§ TASK TO CARRY OUT
Quote every line of the data below as it stands, omitting pictures.

(Stored items)
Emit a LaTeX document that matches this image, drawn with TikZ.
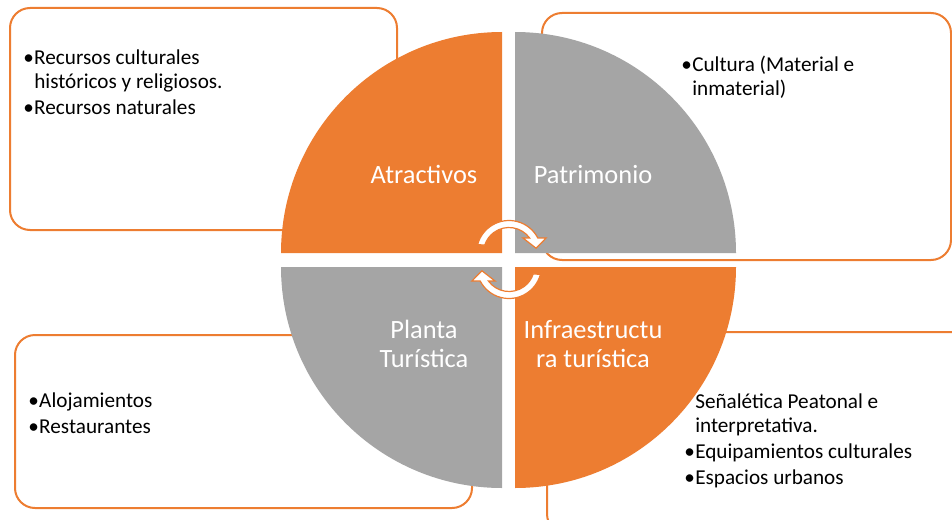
\documentclass[tikz,border=0pt]{standalone}
\usepackage{fontspec}
\setmainfont{Carlito}
\usepackage{xcolor}
\usepackage{tikz}
\usetikzlibrary{positioning}
\definecolor{corange}{HTML}{ED7D31}
\definecolor{cgray}{HTML}{A5A5A5}
\newcommand{\blist}[1]{\begin{tabular}[t]{@{}p{8.25pt}@{}l@{}}#1\end{tabular}}
\newcommand{\twoline}[1]{\begin{tabular}[t]{@{}c@{}}#1\end{tabular}}

\begin{document}
\begin{tikzpicture}[x=0.75pt, y=0.75pt,
      panel/.style={draw=corange, line width=1.5pt, rounded corners=15pt, fill=white},
      lbl/.style={text=white, inner sep=0pt, anchor=base, font=\fontsize{19.8}{21.75}\selectfont},
      txt/.style={inner sep=0pt, anchor=base west, font=\fontsize{15.9}{18}\selectfont},
      cyc/.style={draw=corange, fill=white, line width=0.9pt, line join=miter}
    ]
    \useasboundingbox (0,0) rectangle (952,519);
    % panels behind the circle
    \draw[panel] (10,289) rectangle (397,511);
    \draw[panel] (542,259) rectangle (951,506);
    \draw[panel] (15,11) rectangle (472,184);
    \draw[panel] (547,-15) rectangle (970,187);
    \node[txt] (tlt) at (23,455) {\blist{•&Recursos culturales\\ &históricos y religiosos.\\[1.5pt] •&Recursos naturales}};
    \node[txt] (trt) at (681,448) {\blist{•&Cultura (Material e\\ &inmaterial)}};
    \node[txt] (blt) at (28,112) {\blist{•&Alojamientos\\[1.5pt] •&Restaurantes}};
    \node[txt] (brt) at (684,111) {\blist{&Señalética Peatonal e\\ &interpretativa.\\[1.5pt] •&Equipamientos culturales\\[2pt] •&Espacios urbanos}};
    % quadrants
    \fill[corange] (502,266) -- (281,266) arc[start angle=180, end angle=90, radius=221] -- cycle;
    \fill[cgray] (515,266) -- (736,266) arc[start angle=0, end angle=90, radius=221] -- cycle;
    \fill[cgray] (502,252) -- (281,252) arc[start angle=180, end angle=270, radius=221] -- cycle;
    \fill[corange] (515,252) -- (736,252) arc[start angle=0, end angle=-90, radius=221] -- cycle;
    \node[lbl] (atr) at (424,336) {Atractivos};
    \node[lbl] (pat) at (593,336) {Patrimonio};
    \node[lbl] (pla) at (424,181) {\twoline{Planta\\Turística}};
    \node[lbl] (inf) at (593,181) {\twoline{Infraestructu\\ra turística}};
    % cycle arrows
    \coordinate (cu) at (509,266);
    \coordinate (cl) at (509,253);
    \draw[cyc] ([shift={(165:32.5)}]cu) arc[start angle=165, end angle=27.5, radius=32.5]
      -- ([shift={(22:40)}]cu) -- ([shift={(10:27.5)}]cu) -- ([shift={(47:20.5)}]cu)
      -- ([shift={(36:25.5)}]cu) arc[start angle=36, end angle=162, radius=25.5] -- cycle;
    \draw[cyc] ([shift={(345:32.5)}]cl) arc[start angle=345, end angle=207.5, radius=32.5]
      -- ([shift={(202:40)}]cl) -- ([shift={(190:27.5)}]cl) -- ([shift={(227:20.5)}]cl)
      -- ([shift={(216:25.5)}]cl) arc[start angle=216, end angle=342, radius=25.5] -- cycle;
  \end{tikzpicture}
\end{document}
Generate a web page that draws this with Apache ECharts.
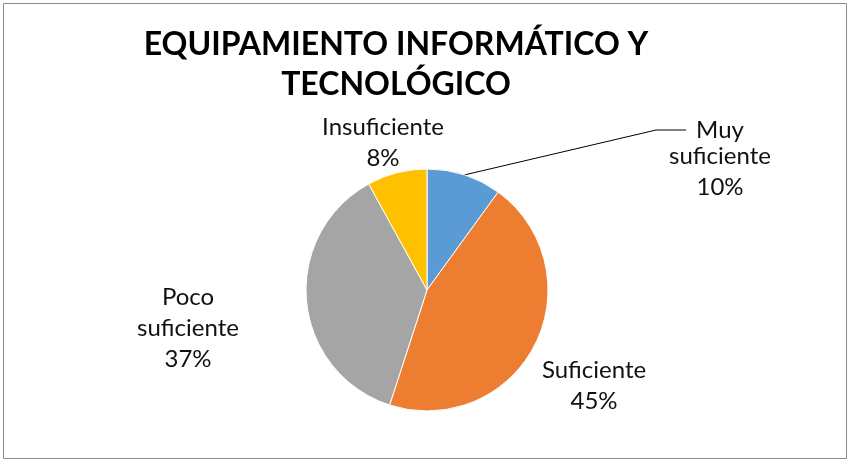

§ FULL ANSWER
Emit a LaTeX document that matches this image, drawn with TikZ.
\documentclass[tikz,border=0pt]{standalone}
\usepackage{fontspec}
\setmainfont{Carlito}
\usepackage{xcolor}
\usepackage{tikz}
\usetikzlibrary{positioning}
\definecolor{corange}{HTML}{ED7D31}
\definecolor{cgray}{HTML}{A5A5A5}
\newcommand{\blist}[1]{\begin{tabular}[t]{@{}p{8.25pt}@{}l@{}}#1\end{tabular}}
\newcommand{\twoline}[1]{\begin{tabular}[t]{@{}c@{}}#1\end{tabular}}

\begin{document}
\begin{tikzpicture}[x=0.75pt, y=0.75pt,
      panel/.style={draw=corange, line width=1.5pt, rounded corners=15pt, fill=white},
      lbl/.style={text=white, inner sep=0pt, anchor=base, font=\fontsize{19.8}{21.75}\selectfont},
      txt/.style={inner sep=0pt, anchor=base west, font=\fontsize{15.9}{18}\selectfont},
      cyc/.style={draw=corange, fill=white, line width=0.9pt, line join=miter}
    ]
    \useasboundingbox (0,0) rectangle (952,519);
    % panels behind the circle
    \draw[panel] (10,289) rectangle (397,511);
    \draw[panel] (542,259) rectangle (951,506);
    \draw[panel] (15,11) rectangle (472,184);
    \draw[panel] (547,-15) rectangle (970,187);
    \node[txt] (tlt) at (23,455) {\blist{•&Recursos culturales\\ &históricos y religiosos.\\[1.5pt] •&Recursos naturales}};
    \node[txt] (trt) at (681,448) {\blist{•&Cultura (Material e\\ &inmaterial)}};
    \node[txt] (blt) at (28,112) {\blist{•&Alojamientos\\[1.5pt] •&Restaurantes}};
    \node[txt] (brt) at (684,111) {\blist{&Señalética Peatonal e\\ &interpretativa.\\[1.5pt] •&Equipamientos culturales\\[2pt] •&Espacios urbanos}};
    % quadrants
    \fill[corange] (502,266) -- (281,266) arc[start angle=180, end angle=90, radius=221] -- cycle;
    \fill[cgray] (515,266) -- (736,266) arc[start angle=0, end angle=90, radius=221] -- cycle;
    \fill[cgray] (502,252) -- (281,252) arc[start angle=180, end angle=270, radius=221] -- cycle;
    \fill[corange] (515,252) -- (736,252) arc[start angle=0, end angle=-90, radius=221] -- cycle;
    \node[lbl] (atr) at (424,336) {Atractivos};
    \node[lbl] (pat) at (593,336) {Patrimonio};
    \node[lbl] (pla) at (424,181) {\twoline{Planta\\Turística}};
    \node[lbl] (inf) at (593,181) {\twoline{Infraestructu\\ra turística}};
    % cycle arrows
    \coordinate (cu) at (509,266);
    \coordinate (cl) at (509,253);
    \draw[cyc] ([shift={(165:32.5)}]cu) arc[start angle=165, end angle=27.5, radius=32.5]
      -- ([shift={(22:40)}]cu) -- ([shift={(10:27.5)}]cu) -- ([shift={(47:20.5)}]cu)
      -- ([shift={(36:25.5)}]cu) arc[start angle=36, end angle=162, radius=25.5] -- cycle;
    \draw[cyc] ([shift={(345:32.5)}]cl) arc[start angle=345, end angle=207.5, radius=32.5]
      -- ([shift={(202:40)}]cl) -- ([shift={(190:27.5)}]cl) -- ([shift={(227:20.5)}]cl)
      -- ([shift={(216:25.5)}]cl) arc[start angle=216, end angle=342, radius=25.5] -- cycle;
  \end{tikzpicture}
\end{document}
Generate a web page that draws this with Apache ECharts.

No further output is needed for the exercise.